All new state buildings would have to be designed and built with shelter space capable of withstanding catastrophic disasters under a proposal making its way through the Legislature.
House Bill 2452 would mandate state buildings constructed after July 1 include a “shelter room or area” to protect people from a major Category 3-strength hurricane, which has sustained winds of 111 to 129 mph.
The bill originally included language calling for shelters to protect against hurricanes and nuclear fallout, but the nuclear part was removed during a committee hearing Thursday.
State Rep. Gene Ward objected to the change and voted against advancing the measure.
“I think the reality is to keep the word in — nuclear. That’s the new reality,” Ward (R, Kalama Valley-Queen’s Gate-Hawaii Kai) said. “To say that this is just a hurricane bill, I think, is missing the point.”
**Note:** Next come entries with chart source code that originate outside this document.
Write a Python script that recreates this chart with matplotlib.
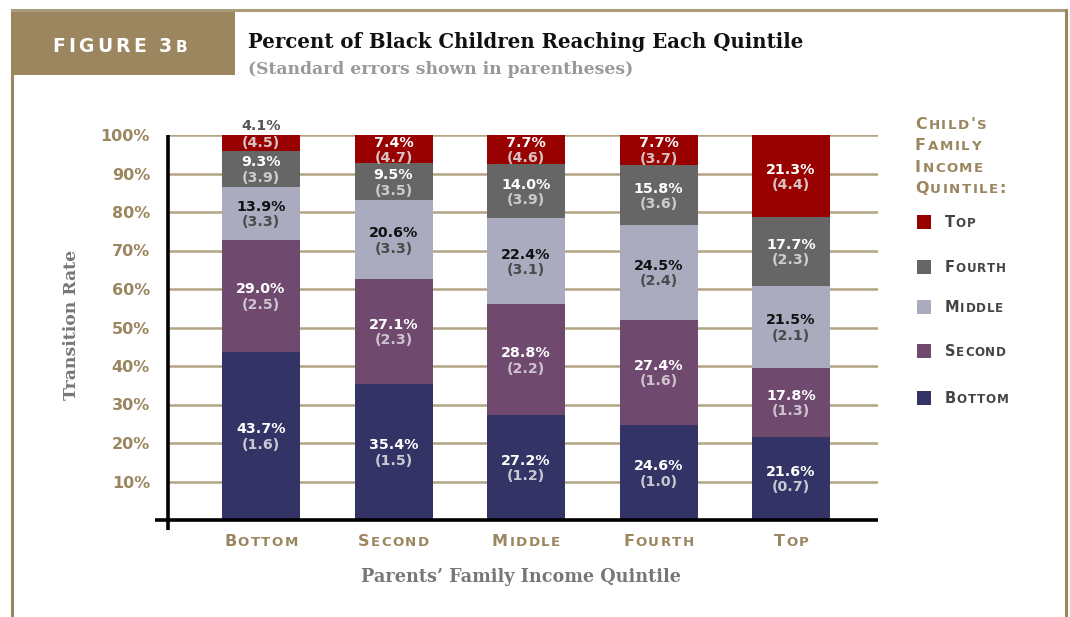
import matplotlib
matplotlib.use('Agg')
import matplotlib.pyplot as plt
from matplotlib.patches import Rectangle
from matplotlib.lines import Line2D
from matplotlib.transforms import IdentityTransform
import numpy as np

# ---------------- data ----------------
parents = ['Bottom', 'Second', 'Middle', 'Fourth', 'Top']
child_levels = ['Bottom', 'Second', 'Middle', 'Fourth', 'Top']
bottom_vals = [43.7, 35.4, 27.2, 24.6, 21.6]
bottom_se = [1.6, 1.5, 1.2, 1.0, 0.7]
second_vals = [29.0, 27.1, 28.8, 27.4, 17.8]
second_se = [2.5, 2.3, 2.2, 1.6, 1.3]
middle_vals = [13.9, 20.6, 22.4, 24.5, 21.5]
middle_se = [3.3, 3.3, 3.1, 2.4, 2.1]
fourth_vals = [9.3, 9.5, 14.0, 15.8, 17.7]
fourth_se = [3.9, 3.5, 3.9, 3.6, 2.3]
top_vals = [4.1, 7.4, 7.7, 7.7, 21.3]
top_se = [4.5, 4.7, 4.6, 3.7, 4.4]
yticks = [10, 20, 30, 40, 50, 60, 70, 80, 90, 100]
ytick_labels = ['10%', '20%', '30%', '40%', '50%', '60%', '70%', '80%', '90%', '100%']

series_vals = [bottom_vals, second_vals, middle_vals, fourth_vals, top_vals]
series_se = [bottom_se, second_se, middle_se, fourth_se, top_se]

# ---------------- style ----------------
TAN = '#9b8660'
TAN_LINE = '#ab9c7c'
GRID = '#b3a584'
colors = ['#333366', '#6f4a6e', '#ababc0', '#666666', '#990000']
pct_colors = ['white', 'white', '#111111', 'white', 'white']
se_colors = ['#c9c9d3', '#cfc3cf', '#4a4a4a', '#cccccc', '#d6c4c4']
SANS = 'DejaVu Sans'
SERIF = 'DejaVu Serif'

W, H = 1070, 617
fig = plt.figure(figsize=(W / 100, H / 100), dpi=100)
fig.patch.set_facecolor('white')

# frame lines
fig.add_artist(Line2D([12 / W, 1066 / W], [(H - 10) / H] * 2, color=TAN_LINE, lw=2.2))
fig.add_artist(Line2D([1066 / W] * 2, [(H - 10) / H, 0], color=TAN, lw=2.2))
fig.add_artist(Line2D([12 / W] * 2, [(H - 75) / H, 0], color=TAN, lw=2.2))
fig.add_artist(Rectangle((11 / W, (H - 75) / H), 224 / W, 65 / H, transform=fig.transFigure,
                         facecolor='#9b8660', edgecolor='none'))

renderer = fig.canvas.get_renderer()


def sc_text(x, y, s, big, small, color, ha='left', track=0.0, weight='bold', family=SANS):
    """Small caps text; x, y in image pixels (y from top) at baseline."""
    pieces = []
    for ch in s:
        if ch == ' ':
            pieces.append((None, big * 0.32 * 100 / 72))
            continue
        if ch.islower():
            size, c = small, ch.upper()
        else:
            size, c = big, ch
        t = fig.text(0, 0, c, fontsize=size, color=color, fontweight=weight, family=family,
                     va='baseline', ha='left', transform=IdentityTransform())
        w = t.get_window_extent(renderer).width
        pieces.append((t, w))
    total = sum(w for _, w in pieces) + track * (len(pieces) - 1)
    if ha == 'center':
        cx = x - total / 2
    elif ha == 'right':
        cx = x - total
    else:
        cx = x
    for t, w in pieces:
        if t is not None:
            t.set_position((cx, H - y))
        cx += w + track


# header
sc_text(52, 52, 'FIGURE 3b', 13.5, 11, 'white', track=3.3)
fig.text(248 / W, (H - 42) / H, 'Percent of Black Children Reaching Each Quintile',
         family=SERIF, fontweight='bold', fontsize=14.2, color='#111111', va='center', ha='left')
fig.text(248 / W, (H - 70) / H, '(Standard errors shown in parentheses)',
         family=SERIF, fontweight='bold', fontsize=12.3, color='#999999', va='center', ha='left')

# ---------------- axes ----------------
ax = fig.add_axes([168 / W, (H - 520) / H, 710 / W, 385 / H])
x = np.arange(len(parents))
bw = 78 / 132.5
ax.set_xlim(-93 / 132.5, 4 + 87 / 132.5)
ax.set_ylim(0, 100)
for sp in ax.spines.values():
    sp.set_visible(False)
ax.set_facecolor('none')
for yv in yticks:
    ax.axhline(yv, color=GRID, lw=1.8, zorder=0)

base = np.zeros(len(parents))
for i, (vals, ses) in enumerate(zip(series_vals, series_se)):
    vals = np.array(vals)
    ax.bar(x, vals, bw, bottom=base, color=colors[i], zorder=2, linewidth=0)
    for j in range(len(parents)):
        center = base[j] + vals[j] / 2
        if vals[j] < 5:
            ax.text(x[j], 102.4, f'{vals[j]:.1f}%', ha='center', va='center', fontsize=10.3,
                    fontweight='bold', color='#555555', family=SANS, zorder=3, clip_on=False)
            ax.text(x[j], center, f'({ses[j]:.1f})', ha='center', va='center', fontsize=10.3,
                    color=se_colors[i], family=SANS, fontweight='bold', zorder=3)
        else:
            ax.text(x[j], center + 1.7, f'{vals[j]:.1f}%', ha='center', va='center', fontsize=10.3,
                    fontweight='bold', color=pct_colors[i], family=SANS, zorder=3)
            ax.text(x[j], center - 2.3, f'({ses[j]:.1f})', ha='center', va='center', fontsize=10.3,
                    color=se_colors[i], family=SANS, fontweight='bold', zorder=3)
    base = base + vals

# axis lines
ax.plot([-13 / 710, 1.0], [0, 0], transform=ax.transAxes, color='black', lw=2.6, clip_on=False,
        zorder=4, solid_capstyle='butt')
ax.plot([0, 0], [-10 / 385, 1.0], transform=ax.transAxes, color='black', lw=2.6, clip_on=False,
        zorder=4, solid_capstyle='butt')

ax.set_yticks(yticks)
ax.set_yticklabels(ytick_labels, family=SANS, fontweight='bold', fontsize=11.5, color=TAN)
ax.tick_params(axis='y', length=0, pad=13)
ax.set_xticks([])

# x tick labels (small caps)
fig.canvas.draw()
for j, p in enumerate(parents):
    xc = ax.transData.transform((x[j], 0))[0]
    sc_text(xc, 546, p, 11.5, 9.6, TAN, ha='center', track=1.4)

fig.text(72 / W, (H - 325) / H, 'Transition Rate', rotation=90, family=SERIF, fontweight='bold',
         fontsize=12.4, color='#777777', ha='center', va='center')
fig.text(521 / W, (H - 577) / H, 'Parents\u2019 Family Income Quintile', family=SERIF,
         fontweight='bold', fontsize=12.7, color='#777777', ha='center', va='center')

# legend
title_lines = ["Child's", 'Family', 'Income', 'Quintile:']
for k, line in enumerate(title_lines):
    sc_text(915, 129 + k * 21.3, line, 11.5, 9.6, TAN, track=1.5)
leg_y = [222, 267, 307, 351, 398]
for i in range(len(child_levels) - 1, -1, -1):
    yy = leg_y[len(child_levels) - 1 - i]
    fig.add_artist(Rectangle((917 / W, (H - yy - 7) / H), 14 / W, 14 / H, transform=fig.transFigure,
                             facecolor=colors[i], edgecolor='none'))
    sc_text(945, yy + 5, child_levels[i], 10.5, 8.6, '#444444', track=0.7)

fig.savefig('out.png', dpi=100, facecolor='white')
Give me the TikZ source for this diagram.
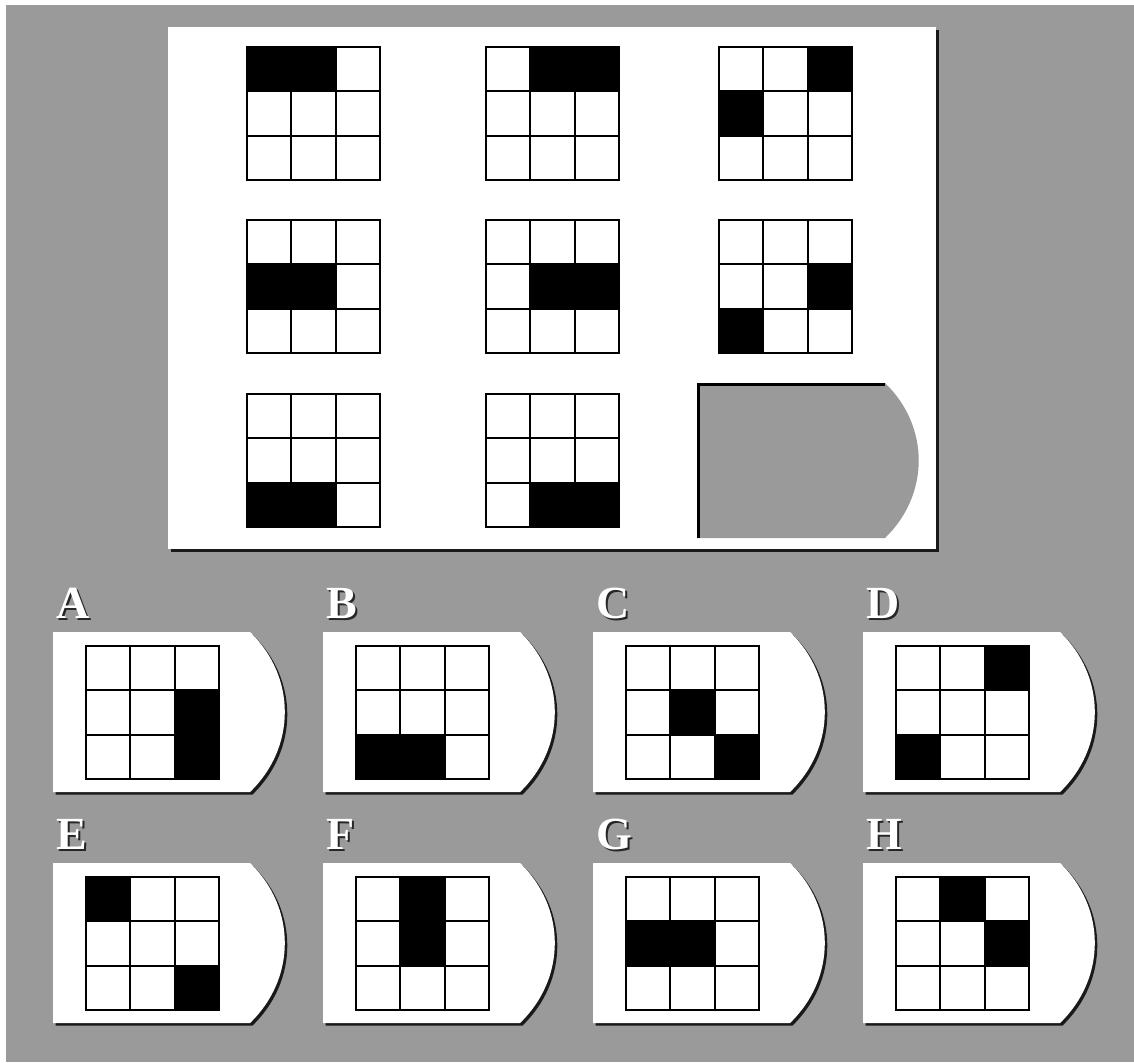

The bill is one of several legislative proposals to surface in the weeks after a
Hawaii Emergency Management Agency employee mistakenly sent out a ballistic missile threat alert to cellphones statewide Jan. 13. It took the agency 38 minutes to send out a cellphone notification that the alert was false.
Although the agency has been advising the public to shelter in place in the unlikely event of a nuclear attack, the cellphone alert had some people frantically searching for shelter space. Emergency officials have said there would be only about 15 minutes between a notification that the state is under a ballistic missile threat and the attack.
State Rep. Isaac Choy (D, Manoa-Punahou-Moiliili) said the requirement that future state buildings have shelter space could give people a false sense of hope because HI-EMA has been saying it would be impossible to build enough shelters for everyone in the state.
“If we were to start building these shelters, would the community have an expectation that the state will provide them some kind of shelter for hurricanes?” Choy asked. “And what if it’s on weekends or nighttime, when the state buildings are closed? Do we run and open them up?”
Choy also raised concerns about shelters being able to withstand other types of attacks, like biological and electromagnetic bombs.
Maj. Gen. Arthur “Joe” Logan, director of HI-EMA, acknowledged North Korea has multiple weapons in its arsenal. Logan said a shelter to protect against biological warfare would have to have air filtration systems.
HB 2452 cleared the House Public Safety and Veterans, Military and International Affairs and Culture and the Arts Committees on Thursday.
Those same committees also advanced HB 2582, which calls for a task force made up of more than 30 stakeholders to develop recommendations for the state’s disaster preparedness plan. The group would include lawmakers, county and tourism officials, members from the University of Hawaii and Board of Education, and representatives from the business, utilities, shipping and broadcasting sectors.
An earlier version of the bill would have required UH’s National Disaster Preparedness Training Center to then prepare the state’s disaster preparedness plan, instead of HI-EMA, but that part of the bill has been deleted.
Interim HI-EMA Administrator Moses Kaoiwi testified against the original measure, saying it would duplicate work already being done by the agency.
State Rep. Matthew LoPresti said the bill would help begin to restore public trust in HI-EMA.
“There’s a lack of confidence, public confidence, in an organization that there must be confidence in because the mission is to help protect, inform and save lives,”LoPresti (D, Ewa Villages-Ocean Pointe-Ewa Beach) said. “It’s a way that I see for the community — invested, informed and engaged aspects of those communities — to come to the table as stakeholders and, if not develop a plan, at least make recommendations to this legislative body to act upon.”